When discussing politics, this is the point where Romanian language nationalists tend to become upset. When you went to the store in the MSSR, you spoke in Russian. When you filed paperwork, it was in Russian. When you went to university, you studied in Russian. Two academics who studied French at Moldova's largest university have told me about times when they made an entire presentation in French and then were told to repeat it in Russian. Moldovan was not the esteemed language, and Russian speakers were often unwilling to stoop to what they called "the peasant language".
The most important thing about this time is that while ethnic Moldovans clung nearly unflinchingly to their language, other ethnicities began to use Russian. In 1989, 36.7 percent of ethnic Ukrainians in the MSSR spoke Russian as their native language, as opposed to 61.6 percent who kept Ukrainian, according to a Soviet census cited by King. Of those who continued to speak Ukrainian, 43.0 percent of them spoke fluent Russian, as opposed to only 12.8 percent who spoke fluent Moldovan.
Of ethnic Gagauz, who lived mostly in the south, 7.4 percent spoke Russian as their native language and 72.8 percent spoke it fluently; only 4.4 percent spoke fluent Moldovan. Over two-thirds of Jews in the MSSR spoke Russian as their first language.
Russian became not only the language of power, government work and commerce. It also became the language of Moldova's many ethnic minorities. These minorities were not accounted for by politicians in 1989.
After nearly a year of public debate, the MSSR Supreme Soviet on August 31, 1989 declared Moldovan as the official state language. This was mainly the work of nationalists and academics, and they immediately began talk of leaving the weakened USSR and re-uniting with Romania after nearly 50 years apart.
This talk was not only hasty, but it caused the ethnic minorities, nearly one-third of the MSSR's population, to worry. They were suddenly told that they spoke the wrong language, and many of them did not expect good treatment as minorities if unification with Romania were to happen. This led to the secession of Gagauzia and Transnistria.
In my opinion, ethnic Moldovans took the politics of language too far in the early '90s when they declared the national anthem to be "Limba Noastra," meaning "Our Language". This sent a message to Russian speakers that they were no longer included in the "we" of the Moldovan people?
Although the politics of language no longer creates large-scale demonstrations like in the late '80s and early '90s, there is still tension between Moldovan-speakers and Russian-speakers. On this blog I often write about times when I am frustrated with someone who only speaks Russian, and I've only lived here for a year. Because it is Language Day in Moldova, I want to list some observations about and suggestions for easing the language problem in this country.

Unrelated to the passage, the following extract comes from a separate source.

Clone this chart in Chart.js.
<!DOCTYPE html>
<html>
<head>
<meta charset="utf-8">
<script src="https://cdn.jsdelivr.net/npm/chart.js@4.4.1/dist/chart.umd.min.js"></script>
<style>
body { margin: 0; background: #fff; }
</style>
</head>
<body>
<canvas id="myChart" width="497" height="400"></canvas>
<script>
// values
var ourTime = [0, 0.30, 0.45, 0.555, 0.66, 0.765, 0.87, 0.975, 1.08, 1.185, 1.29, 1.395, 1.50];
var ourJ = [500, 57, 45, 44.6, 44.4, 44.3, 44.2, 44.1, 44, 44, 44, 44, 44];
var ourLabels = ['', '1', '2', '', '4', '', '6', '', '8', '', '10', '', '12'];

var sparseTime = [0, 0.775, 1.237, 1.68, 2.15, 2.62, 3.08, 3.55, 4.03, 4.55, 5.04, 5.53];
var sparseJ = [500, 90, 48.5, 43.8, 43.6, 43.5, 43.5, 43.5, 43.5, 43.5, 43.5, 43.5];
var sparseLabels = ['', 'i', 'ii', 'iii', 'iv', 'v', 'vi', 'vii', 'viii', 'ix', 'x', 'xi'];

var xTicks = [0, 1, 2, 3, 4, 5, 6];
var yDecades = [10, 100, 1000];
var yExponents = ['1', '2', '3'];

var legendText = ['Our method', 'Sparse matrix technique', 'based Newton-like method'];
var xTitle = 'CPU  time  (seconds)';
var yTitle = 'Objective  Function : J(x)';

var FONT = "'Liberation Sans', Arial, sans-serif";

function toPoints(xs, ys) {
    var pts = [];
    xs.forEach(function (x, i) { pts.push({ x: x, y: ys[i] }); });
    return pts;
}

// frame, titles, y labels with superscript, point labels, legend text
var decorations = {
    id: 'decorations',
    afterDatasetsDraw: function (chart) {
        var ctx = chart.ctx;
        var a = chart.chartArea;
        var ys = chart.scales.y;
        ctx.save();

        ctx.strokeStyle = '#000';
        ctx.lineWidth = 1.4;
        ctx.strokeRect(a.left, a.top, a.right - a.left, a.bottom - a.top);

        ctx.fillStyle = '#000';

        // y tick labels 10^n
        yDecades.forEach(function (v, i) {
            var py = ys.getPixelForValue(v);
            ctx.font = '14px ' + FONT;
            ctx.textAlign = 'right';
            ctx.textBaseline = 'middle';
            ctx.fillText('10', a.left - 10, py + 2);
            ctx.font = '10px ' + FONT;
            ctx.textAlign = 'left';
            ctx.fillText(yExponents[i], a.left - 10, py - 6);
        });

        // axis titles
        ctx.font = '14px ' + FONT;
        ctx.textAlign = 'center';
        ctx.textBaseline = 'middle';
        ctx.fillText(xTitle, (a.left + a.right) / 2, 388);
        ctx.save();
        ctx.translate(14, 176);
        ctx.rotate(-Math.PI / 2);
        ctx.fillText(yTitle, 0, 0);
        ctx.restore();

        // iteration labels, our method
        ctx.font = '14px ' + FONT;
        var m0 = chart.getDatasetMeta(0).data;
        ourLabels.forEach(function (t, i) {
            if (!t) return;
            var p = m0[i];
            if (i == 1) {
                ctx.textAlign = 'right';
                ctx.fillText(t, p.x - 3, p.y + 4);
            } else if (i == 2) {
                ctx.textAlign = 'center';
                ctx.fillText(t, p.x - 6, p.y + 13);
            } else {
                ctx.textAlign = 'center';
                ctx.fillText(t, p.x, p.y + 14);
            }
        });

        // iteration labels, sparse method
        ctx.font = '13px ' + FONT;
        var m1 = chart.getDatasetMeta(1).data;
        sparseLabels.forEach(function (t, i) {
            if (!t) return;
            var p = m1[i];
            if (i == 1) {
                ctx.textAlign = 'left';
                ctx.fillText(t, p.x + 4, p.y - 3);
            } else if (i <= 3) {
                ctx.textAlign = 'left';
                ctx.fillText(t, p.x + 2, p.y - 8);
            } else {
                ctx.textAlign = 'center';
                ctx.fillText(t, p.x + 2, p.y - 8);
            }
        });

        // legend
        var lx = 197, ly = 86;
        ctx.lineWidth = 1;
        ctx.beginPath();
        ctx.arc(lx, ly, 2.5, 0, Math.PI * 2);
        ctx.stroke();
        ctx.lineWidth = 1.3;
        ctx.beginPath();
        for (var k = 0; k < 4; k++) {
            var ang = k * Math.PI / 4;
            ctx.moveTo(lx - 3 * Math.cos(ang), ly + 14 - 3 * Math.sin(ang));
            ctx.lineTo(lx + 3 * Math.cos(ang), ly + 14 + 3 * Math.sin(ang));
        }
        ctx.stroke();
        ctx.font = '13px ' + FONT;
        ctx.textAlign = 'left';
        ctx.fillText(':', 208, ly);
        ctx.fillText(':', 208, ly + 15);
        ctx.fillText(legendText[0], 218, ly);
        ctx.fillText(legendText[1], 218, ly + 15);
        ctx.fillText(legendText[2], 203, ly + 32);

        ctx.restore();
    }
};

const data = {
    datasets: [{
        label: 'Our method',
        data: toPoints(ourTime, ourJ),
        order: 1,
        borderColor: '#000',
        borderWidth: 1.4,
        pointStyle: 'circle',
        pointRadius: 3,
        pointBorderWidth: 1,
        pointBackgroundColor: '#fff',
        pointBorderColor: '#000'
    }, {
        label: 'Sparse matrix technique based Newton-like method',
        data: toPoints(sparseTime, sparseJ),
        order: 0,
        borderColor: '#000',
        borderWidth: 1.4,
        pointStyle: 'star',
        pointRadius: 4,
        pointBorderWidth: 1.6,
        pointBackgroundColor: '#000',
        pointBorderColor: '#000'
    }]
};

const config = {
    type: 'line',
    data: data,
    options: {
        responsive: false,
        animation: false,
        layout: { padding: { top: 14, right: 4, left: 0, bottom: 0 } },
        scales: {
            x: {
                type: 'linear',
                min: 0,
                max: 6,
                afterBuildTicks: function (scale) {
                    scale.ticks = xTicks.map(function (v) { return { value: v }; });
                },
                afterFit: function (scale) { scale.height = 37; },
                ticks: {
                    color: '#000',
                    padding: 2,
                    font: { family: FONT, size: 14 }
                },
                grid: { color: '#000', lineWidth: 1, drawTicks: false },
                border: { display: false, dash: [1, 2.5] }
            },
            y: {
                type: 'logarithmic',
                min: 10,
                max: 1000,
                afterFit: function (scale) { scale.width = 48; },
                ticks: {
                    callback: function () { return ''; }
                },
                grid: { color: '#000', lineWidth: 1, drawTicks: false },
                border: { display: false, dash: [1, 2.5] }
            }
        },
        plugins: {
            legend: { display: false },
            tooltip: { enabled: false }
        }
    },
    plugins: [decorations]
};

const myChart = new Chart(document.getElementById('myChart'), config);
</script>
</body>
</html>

- It is very easy for foreigners coming to Moldova to look at language in this country as a straightforward timeline: Russian was the dominant language in the Soviet era, both Russian and Moldovan are prevalent now, and some time in the future the entire country will speak Moldovan. But a significant minority in Moldova never considered Moldovan to be their language and entire ethnic groups, namely Ukrainians and Gagauz, have embraced Russian and see no need to learn Moldovan. This simplistic view is unrealistic.
- Moldova is a linguistically diverse country in which citizens need to know both Moldovan and Russian in order to get by. Native Russian speakers do not need to master Moldovan, nor do Moldovans need to master Russian. Moldovans don't need to have perfect Russian grammar, and Russians don't need to be able to describe their feelings or talk about abstract concepts in Moldovan. But every citizen should know how to buy food, get and give directions and otherwise be able to navigate life on a basic level in both languages. Moldovan-speaking restaurant workers who don't know the menu items in Russian are ignorant and ill-equipped for their job, just the same as a Russian-speaking shopkeeper who has to show a Moldovan-speaking customer the number 42 on a calculator because she doesn't know enough Moldovan to say how much his beer and water cost.

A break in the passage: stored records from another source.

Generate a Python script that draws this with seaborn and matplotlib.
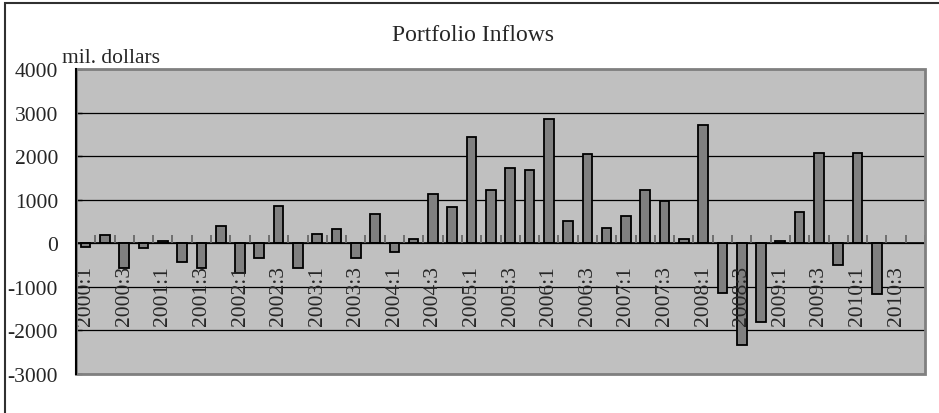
import matplotlib
matplotlib.use("Agg")
import matplotlib.pyplot as plt
from matplotlib.patches import Rectangle
import numpy as np
import pandas as pd
import seaborn as sns

# quarterly portfolio inflows, mil. dollars (2010:3 and 2010:4 have no data)
quarters = [f"{y}:{q}" for y in range(2000, 2011) for q in range(1, 5)]
inflows = [
    -90, 190, -570, -100,
    60, -420, -570, 400,
    -690, -345, 865, -560,
    220, 320, -345, 672,
    -207, 100, 1125, 840,
    2447, 1223, 1735, 1690,
    2846, 505, 2042, 358,
    627, 1223, 970, 107,
    2708, -1148, -2334, -1800,
    60, 725, 2066, -490,
    2066, -1163, np.nan, np.nan,
]
tick_labels = quarters[::2]
y_ticks = [-3000, -2000, -1000, 0, 1000, 2000, 3000, 4000]

df = pd.DataFrame({"quarter": quarters, "inflow": inflows})

sns.set_style("white")
plt.rcParams["font.family"] = ["Liberation Serif", "DejaVu Serif"]

W, H, dpi = 939, 414, 100
fig = plt.figure(figsize=(W / dpi, H / dpi), dpi=dpi)
ax = fig.add_axes([76 / W, 1 - 375 / H, (925 - 76) / W, (375 - 70) / H])
ax.set_facecolor("#c0c0c0")

sns.barplot(
    data=df.dropna(),
    x="quarter",
    y="inflow",
    order=quarters,
    color="#808080",
    saturation=1,
    width=0.5,
    edgecolor="black",
    linewidth=1.3,
    errorbar=None,
    ax=ax,
    zorder=3,
)

ax.set_xlim(-0.5, len(quarters) - 0.5)
ax.set_ylim(-3000, 4000)
ax.set_yticks(y_ticks)
ax.set_yticklabels([str(v) for v in y_ticks], fontsize=15.5)
ax.yaxis.grid(True, color="black", linewidth=0.9)
ax.set_axisbelow(True)

# category axis sits on the zero line, labels drawn over the bars
ax.spines["bottom"].set_position(("data", 0))
ax.spines["bottom"].set_color("black")
ax.spines["bottom"].set_linewidth(1.2)
ax.spines["bottom"].set_zorder(4)
for s in ["top", "right"]:
    ax.spines[s].set_visible(False)
ax.spines["left"].set_color("black")
ax.spines["left"].set_linewidth(1.5)
ax.spines["left"].set_zorder(6)

ax.set_xticks(range(0, len(quarters), 2))
ax.set_xticklabels(tick_labels, rotation=90, fontsize=15.5)
ax.set_xticks(np.arange(-0.5, len(quarters), 1), minor=True)
ax.tick_params(axis="x", which="major", length=0, pad=15.5, bottom=True)
ax.tick_params(axis="x", which="minor", direction="in", length=5.5, width=1.2,
               color="#606060", bottom=True)
ax.tick_params(axis="y", direction="in", length=4.5, width=1, color="black", pad=13, left=True)
ax.xaxis.set_zorder(4.5)
ax.set_xlabel("")
ax.set_ylabel("")

# plot-area border
ax.add_patch(Rectangle((0, 0), 1, 1, transform=ax.transAxes, fill=False,
                       edgecolor="#808080", linewidth=2, zorder=5, clip_on=False))

fig.text(473 / W, 1 - 36 / H, "Portfolio Inflows", ha="center", va="center", fontsize=17)
fig.text(62 / W, 1 - 63 / H, "mil. dollars", ha="left", va="baseline", fontsize=15.5)

# outer chart frame
fig.add_artist(Rectangle((5 / W, -0.05), 1.2, 1.05 - 4 / H, transform=fig.transFigure,
                         fill=False, edgecolor="#303030", linewidth=1.5))

fig.savefig("out.png", dpi=dpi)
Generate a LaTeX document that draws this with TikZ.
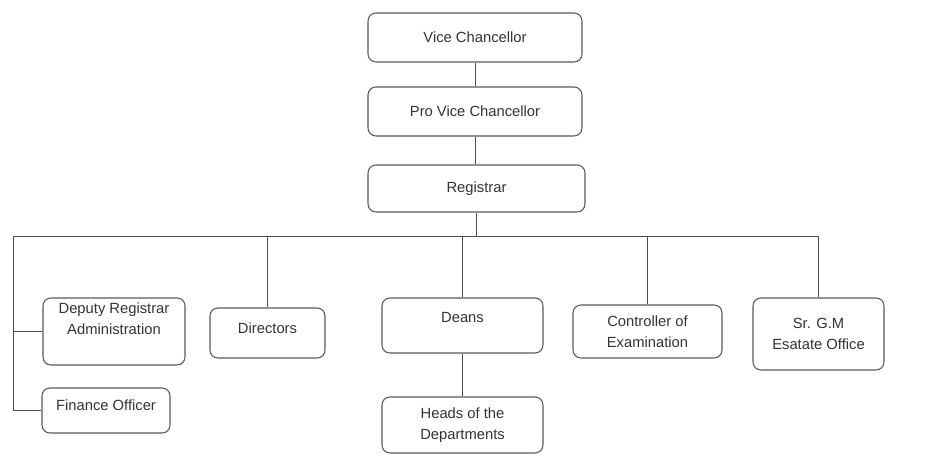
\documentclass[tikz,border=0pt]{standalone}
\usepackage{fontspec}
\setmainfont{Liberation Sans}
\usepackage{tikz}
\usetikzlibrary{positioning}

\begin{document}
\begin{tikzpicture}[x=0.02cm,y=-0.02cm]
	\tikzset{box/.style={draw=black!65,line width=0.6pt,rounded corners=4.5pt,align=center,
		inner sep=2pt,font=\fontsize{8.4}{12}\selectfont,text=black!80}}
	\tikzset{link/.style={draw=black!70,line width=0.5pt}}
	\useasboundingbox (0,0) rectangle (938,455);

	\node[box,minimum width=4.28cm,minimum height=0.98cm] (vc) at (475,37.5) {Vice Chancellor};
	\node[box,minimum width=4.28cm,minimum height=0.98cm] (pvc) at (475,111.5) {Pro Vice Chancellor};
	\node[box,minimum width=4.34cm,minimum height=0.94cm] (reg) at (476.5,188.5) {Registrar};
	\node[box,minimum width=2.84cm,minimum height=1.34cm] (dep) at (114,331.5) {Deputy Registrar\\Administration\\[3pt]};
	\node[box,minimum width=2.56cm,minimum height=0.90cm,text depth=6pt] (fin) at (106,410.5) {Finance Officer};
	\node[box,minimum width=2.30cm,minimum height=1.00cm,text depth=6pt] (dir) at (267.5,333) {Directors};
	\node[box,minimum width=3.22cm,minimum height=1.10cm,text depth=9pt] (deans) at (462.5,325.5) {Deans};
	\node[box,minimum width=3.22cm,minimum height=1.12cm] (heads) at (462.5,425) {Heads of the\\Departments};
	\node[box,minimum width=2.98cm,minimum height=1.06cm] (coe) at (647.5,331.5) {Controller of\\Examination};
	\node[box,minimum width=2.62cm,minimum height=1.44cm] (sgm) at (818.5,334) {Sr. G.M\\Esatate Office};

	%% bus under the registrar
	\coordinate (busL) at (13,236);
	\coordinate (busR) at (sgm.north |- busL);

	\path[link]
		(vc) -- (pvc)
		(pvc.south) -- (pvc.south |- reg.north)
		(reg) -- (reg |- busL)
		(busL) -- (busR)
		(busR) -- (sgm)
		(dir.north |- busL) -- (dir)
		(deans.north |- busL) -- (deans)
		(coe.north |- busL) -- (coe)
		(deans) -- (heads)
		(busL |- dep.west) -- (dep.west)
		(busL) |- (fin.west);
\end{tikzpicture}
\end{document}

- Having the Moldovan national anthem only in the Moldovan language is offensive to Russian-speaking minorities. It should be recognized as a knee-jerk post-Soviet reaction against Russian language imperialism and retired as the national anthem. Moldova should look to the example of Canada, whose national anthem can be sung in either English or French.
- The Russian language should be recognized in some way in the Moldovan constitution. How, I don't know. But the fact that so many people speak it as their first language and the language isn't recognized in the constitution makes little sense.
- Currently, all signs in Moldova must be written in Moldovan. After they are written in Moldovan, writing the same message in Russian is optional. Looking again at Canada and Quebec, Moldova should make Russian signs mandatory in some situations, perhaps in raions and cities where at least 30 percent of the population prefers Russian over Moldovan.
- Settling some of these minority issues will help Moldova feel more cohesive and will remove a major objection that Transnistrian separatists currently have with the Chisinau government.
I don't have all the answers on this subject, but neither does anyone else. Language in the territory of modern Moldova has always been a major question and it has made it difficult to form a single national identity. August 31, 1989 was an important day for Moldova because it was one of the first times when the Supreme Soviet acted as a legislative body instead of simply rubber-stamping whatever Moscow said, according to King. It was also important because it gave the Moldovan majority a cultural win that it had been waiting for for decades. The cultural pendulum had been so far to the Russian side, but over the course of several months it swung to the Moldovan side. But it is important for Moldova to ask itself, "Did we go too far?" Moderate Moldovans need to examine the language question and push the pendulum back toward the center.